━━━━━ Data shown

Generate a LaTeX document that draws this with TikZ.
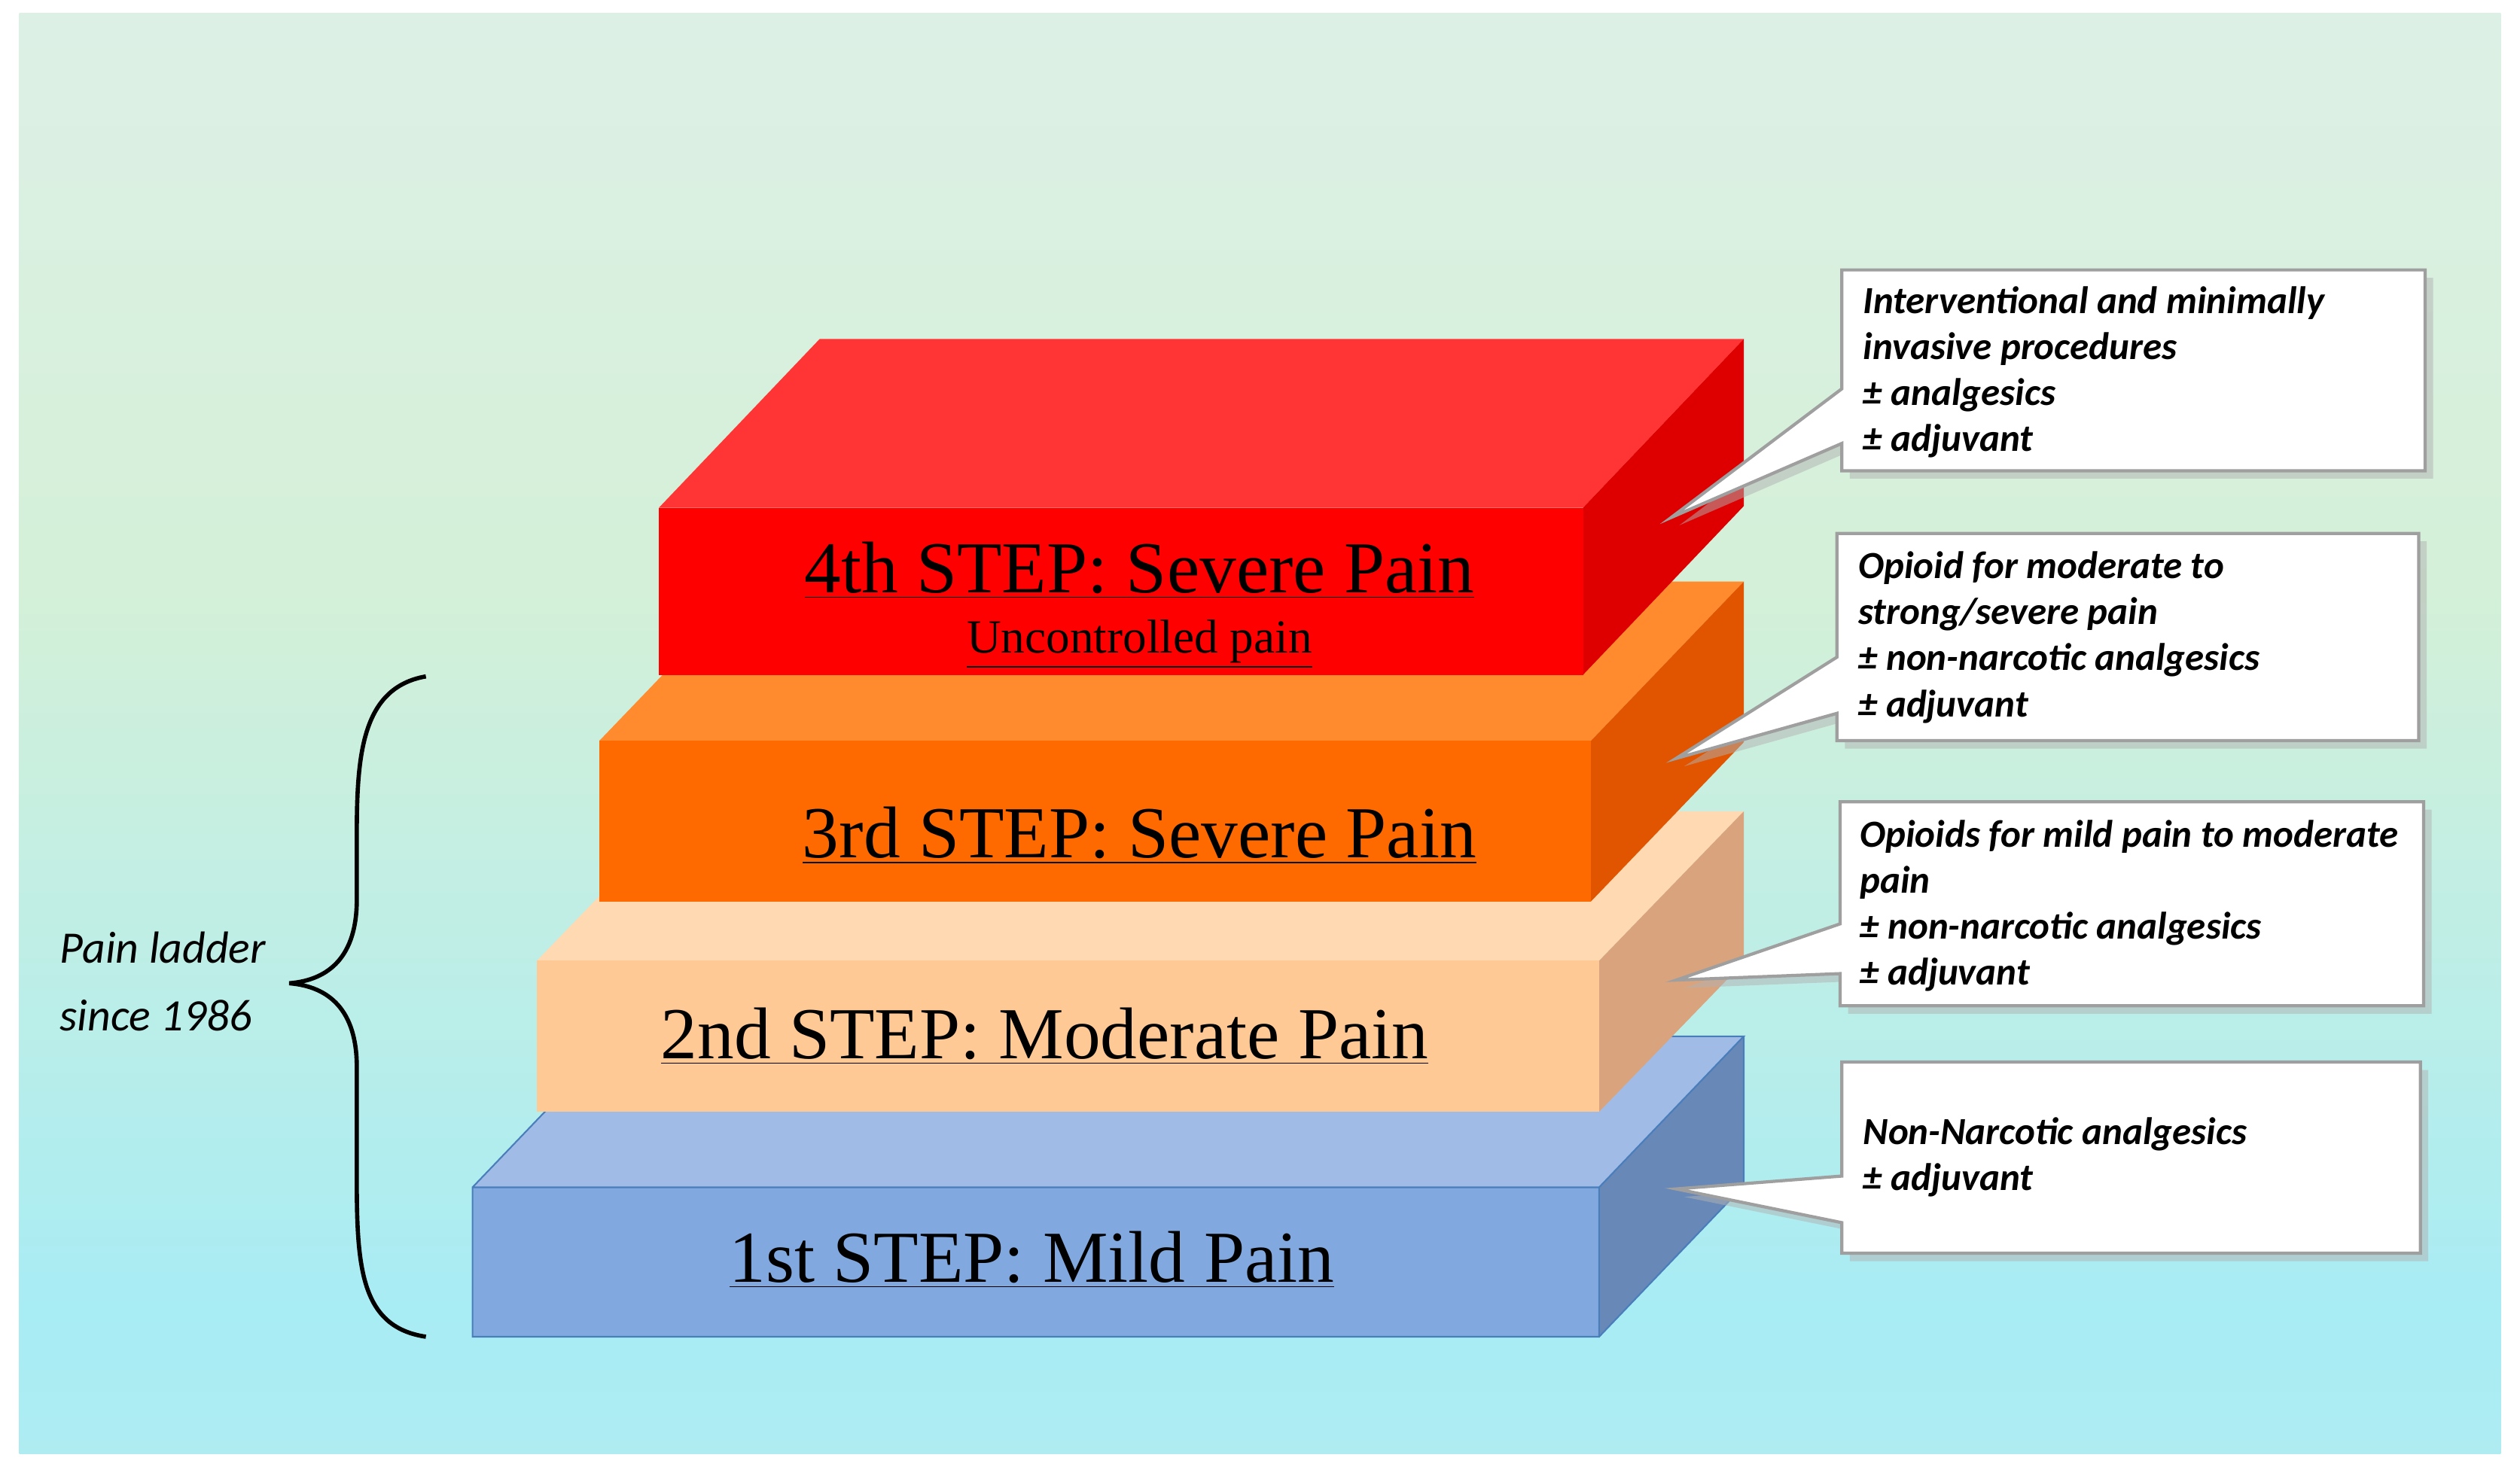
\documentclass[tikz,border=0pt]{standalone}
\usepackage{fontspec}
\setmainfont{Liberation Serif}
\newfontfamily\calib{Carlito}
\usetikzlibrary{shadows}
\definecolor{bgtop}{HTML}{E4F1FB}
\definecolor{bgtop2}{HTML}{E2F0EC}
\definecolor{bggrn}{HTML}{D4F0D8}
\definecolor{bgmid}{HTML}{A8ECF4}
\definecolor{bgbot}{HTML}{CDEFEA}
\pgfdeclareverticalshading{bgshade}{100bp}{
  color(0bp)=(bgbot); color(30bp)=(bgmid); color(55bp)=(bggrn);
  color(85bp)=(bgtop2); color(100bp)=(bgtop)}
\definecolor{redT}{HTML}{FF3434}
\definecolor{redF}{HTML}{FF0000}
\definecolor{redS}{HTML}{DE0000}
\definecolor{orT}{HTML}{FF8B2E}
\definecolor{orF}{HTML}{FF6A00}
\definecolor{orS}{HTML}{E25500}
\definecolor{peT}{HTML}{FFD9B2}
\definecolor{peF}{HTML}{FFC996}
\definecolor{peS}{HTML}{D9A47D}
\definecolor{blT}{HTML}{A0BCE6}
\definecolor{blF}{HTML}{82A9DF}
\definecolor{blS}{HTML}{6888B8}
\definecolor{blE}{HTML}{4A7EBB}
\tikzset{
  steplabel/.style={font=\fontsize{27.7}{30}\selectfont, text=black, inner sep=0pt},
  callout/.style={fill=white, draw=gray!75, line width=1.2pt,
    drop shadow={shadow xshift=3pt, shadow yshift=-3pt, fill=gray!60}},
  ctext/.style={font=\calib\bfseries\itshape\fontsize{14.5}{17.4}\selectfont,
    align=left, anchor=north west, inner sep=0pt},
}
% block: x1, x2, front top, front bottom, dx, dy, top/front/side colours
\newcommand{\slab}[9]{
  \fill[#7] (#1,#3) -- (#2,#3) -- (#2+#5,#3-#6) -- (#1+#5,#3-#6) -- cycle;
  \fill[#9] (#2,#3) -- (#2+#5,#3-#6) -- (#2+#5,#4-#6) -- (#2,#4) -- cycle;
  \fill[#8] (#1,#3) rectangle (#2,#4);
}
\begin{document}
\begin{tikzpicture}[x=0.021346cm, y=-0.021346cm]
\useasboundingbox (0,0) rectangle (1568,920.1);
\fill[white] (0,0) rectangle (1568,920.1);
\shade[shading=bgshade] (12,8) rectangle (1556,905);

% ladder slabs, bottom first
\slab{294}{995}{739}{832}{90}{94}{blT}{blF}{blS}
\draw[blE, line width=0.6pt] (294,739) rectangle (995,832)
  (294,739) -- (384,645) -- (1085,645) -- (995,739) (1085,645) -- (1085,738) -- (995,832);
\slab{334}{995}{598}{692}{90}{93}{peT}{peF}{peS}
\slab{373}{990}{461}{561}{95}{99}{orT}{orF}{orS}
\slab{410}{985}{316}{420}{100}{105}{redT}{redF}{redS}

% step labels
\node[steplabel] (s4) at (709,355) {\underline{4th STEP: Severe Pain}};
\node[steplabel, font=\fontsize{18}{20}\selectfont] (s4b) at (709,401) {\underline{Uncontrolled pain}};
\node[steplabel] (s3) at (709,520) {\underline{3rd STEP: Severe Pain}};
\node[steplabel] (s2) at (650,645) {\underline{2nd STEP: Moderate Pain}};
\node[steplabel] (s1) at (642,784) {\underline{1st STEP: Mild Pain}};

% brace and label
\draw[line width=1.6pt] (265,421) .. controls (225,428) and (222,470) .. (222,520)
  -- (222,560) .. controls (222,595) and (205,610) .. (180,612)
  .. controls (205,614) and (222,629) .. (222,664) -- (222,735)
  .. controls (222,790) and (225,826) .. (265,832);
\node[font=\calib\itshape\fontsize{17}{25.5}\selectfont, align=left, anchor=west, inner sep=0pt]
  (lad) at (37,611) {Pain ladder\\since 1986};

% callouts
\coordinate (t1) at (1040,322);
\coordinate (t2) at (1043,472);
\coordinate (t3) at (1043,610);
\coordinate (t4) at (1043,740);
\path[callout] (1146,168) -- (1509,168) -- (1509,293) -- (1146,293) -- (1146,276) -- (t1) -- (1146,242) -- cycle;
\path[callout] (1143,332) -- (1505,332) -- (1505,461) -- (1143,461) -- (1143,444) -- (t2) -- (1143,409) -- cycle;
\path[callout] (1145,499) -- (1508,499) -- (1508,626) -- (1145,626) -- (1145,606) -- (t3) -- (1145,575) -- cycle;
\path[callout] (1146,661) -- (1506,661) -- (1506,780) -- (1146,780) -- (1146,761) -- (t4) -- (1146,732) -- cycle;

\node[ctext] (c1) at (1159,178) {Interventional and minimally\\invasive procedures\\± analgesics\\± adjuvant};
\node[ctext] (c2) at (1156,343) {Opioid for moderate to\\strong/severe pain\\± non-narcotic analgesics\\± adjuvant};
\node[ctext] (c3) at (1157,510) {Opioids for mild pain to moderate\\pain\\± non-narcotic analgesics\\± adjuvant};
\node[ctext] (c4) at (1159,695) {Non-Narcotic analgesics\\± adjuvant};
\end{tikzpicture}
\end{document}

━━━━━━━━━━

With the pictures left out, transcribe the material exactly.

Generate a LaTeX document that draws this with TikZ.
\documentclass[tikz,border=0pt]{standalone}
\usepackage{fontspec}
\setmainfont{Liberation Serif}
\newfontfamily\calib{Carlito}
\usetikzlibrary{shadows}
\definecolor{bgtop}{HTML}{E4F1FB}
\definecolor{bgtop2}{HTML}{E2F0EC}
\definecolor{bggrn}{HTML}{D4F0D8}
\definecolor{bgmid}{HTML}{A8ECF4}
\definecolor{bgbot}{HTML}{CDEFEA}
\pgfdeclareverticalshading{bgshade}{100bp}{
  color(0bp)=(bgbot); color(30bp)=(bgmid); color(55bp)=(bggrn);
  color(85bp)=(bgtop2); color(100bp)=(bgtop)}
\definecolor{redT}{HTML}{FF3434}
\definecolor{redF}{HTML}{FF0000}
\definecolor{redS}{HTML}{DE0000}
\definecolor{orT}{HTML}{FF8B2E}
\definecolor{orF}{HTML}{FF6A00}
\definecolor{orS}{HTML}{E25500}
\definecolor{peT}{HTML}{FFD9B2}
\definecolor{peF}{HTML}{FFC996}
\definecolor{peS}{HTML}{D9A47D}
\definecolor{blT}{HTML}{A0BCE6}
\definecolor{blF}{HTML}{82A9DF}
\definecolor{blS}{HTML}{6888B8}
\definecolor{blE}{HTML}{4A7EBB}
\tikzset{
  steplabel/.style={font=\fontsize{27.7}{30}\selectfont, text=black, inner sep=0pt},
  callout/.style={fill=white, draw=gray!75, line width=1.2pt,
    drop shadow={shadow xshift=3pt, shadow yshift=-3pt, fill=gray!60}},
  ctext/.style={font=\calib\bfseries\itshape\fontsize{14.5}{17.4}\selectfont,
    align=left, anchor=north west, inner sep=0pt},
}
% block: x1, x2, front top, front bottom, dx, dy, top/front/side colours
\newcommand{\slab}[9]{
  \fill[#7] (#1,#3) -- (#2,#3) -- (#2+#5,#3-#6) -- (#1+#5,#3-#6) -- cycle;
  \fill[#9] (#2,#3) -- (#2+#5,#3-#6) -- (#2+#5,#4-#6) -- (#2,#4) -- cycle;
  \fill[#8] (#1,#3) rectangle (#2,#4);
}
\begin{document}
\begin{tikzpicture}[x=0.021346cm, y=-0.021346cm]
\useasboundingbox (0,0) rectangle (1568,920.1);
\fill[white] (0,0) rectangle (1568,920.1);
\shade[shading=bgshade] (12,8) rectangle (1556,905);

% ladder slabs, bottom first
\slab{294}{995}{739}{832}{90}{94}{blT}{blF}{blS}
\draw[blE, line width=0.6pt] (294,739) rectangle (995,832)
  (294,739) -- (384,645) -- (1085,645) -- (995,739) (1085,645) -- (1085,738) -- (995,832);
\slab{334}{995}{598}{692}{90}{93}{peT}{peF}{peS}
\slab{373}{990}{461}{561}{95}{99}{orT}{orF}{orS}
\slab{410}{985}{316}{420}{100}{105}{redT}{redF}{redS}

% step labels
\node[steplabel] (s4) at (709,355) {\underline{4th STEP: Severe Pain}};
\node[steplabel, font=\fontsize{18}{20}\selectfont] (s4b) at (709,401) {\underline{Uncontrolled pain}};
\node[steplabel] (s3) at (709,520) {\underline{3rd STEP: Severe Pain}};
\node[steplabel] (s2) at (650,645) {\underline{2nd STEP: Moderate Pain}};
\node[steplabel] (s1) at (642,784) {\underline{1st STEP: Mild Pain}};

% brace and label
\draw[line width=1.6pt] (265,421) .. controls (225,428) and (222,470) .. (222,520)
  -- (222,560) .. controls (222,595) and (205,610) .. (180,612)
  .. controls (205,614) and (222,629) .. (222,664) -- (222,735)
  .. controls (222,790) and (225,826) .. (265,832);
\node[font=\calib\itshape\fontsize{17}{25.5}\selectfont, align=left, anchor=west, inner sep=0pt]
  (lad) at (37,611) {Pain ladder\\since 1986};

% callouts
\coordinate (t1) at (1040,322);
\coordinate (t2) at (1043,472);
\coordinate (t3) at (1043,610);
\coordinate (t4) at (1043,740);
\path[callout] (1146,168) -- (1509,168) -- (1509,293) -- (1146,293) -- (1146,276) -- (t1) -- (1146,242) -- cycle;
\path[callout] (1143,332) -- (1505,332) -- (1505,461) -- (1143,461) -- (1143,444) -- (t2) -- (1143,409) -- cycle;
\path[callout] (1145,499) -- (1508,499) -- (1508,626) -- (1145,626) -- (1145,606) -- (t3) -- (1145,575) -- cycle;
\path[callout] (1146,661) -- (1506,661) -- (1506,780) -- (1146,780) -- (1146,761) -- (t4) -- (1146,732) -- cycle;

\node[ctext] (c1) at (1159,178) {Interventional and minimally\\invasive procedures\\± analgesics\\± adjuvant};
\node[ctext] (c2) at (1156,343) {Opioid for moderate to\\strong/severe pain\\± non-narcotic analgesics\\± adjuvant};
\node[ctext] (c3) at (1157,510) {Opioids for mild pain to moderate\\pain\\± non-narcotic analgesics\\± adjuvant};
\node[ctext] (c4) at (1159,695) {Non-Narcotic analgesics\\± adjuvant};
\end{tikzpicture}
\end{document}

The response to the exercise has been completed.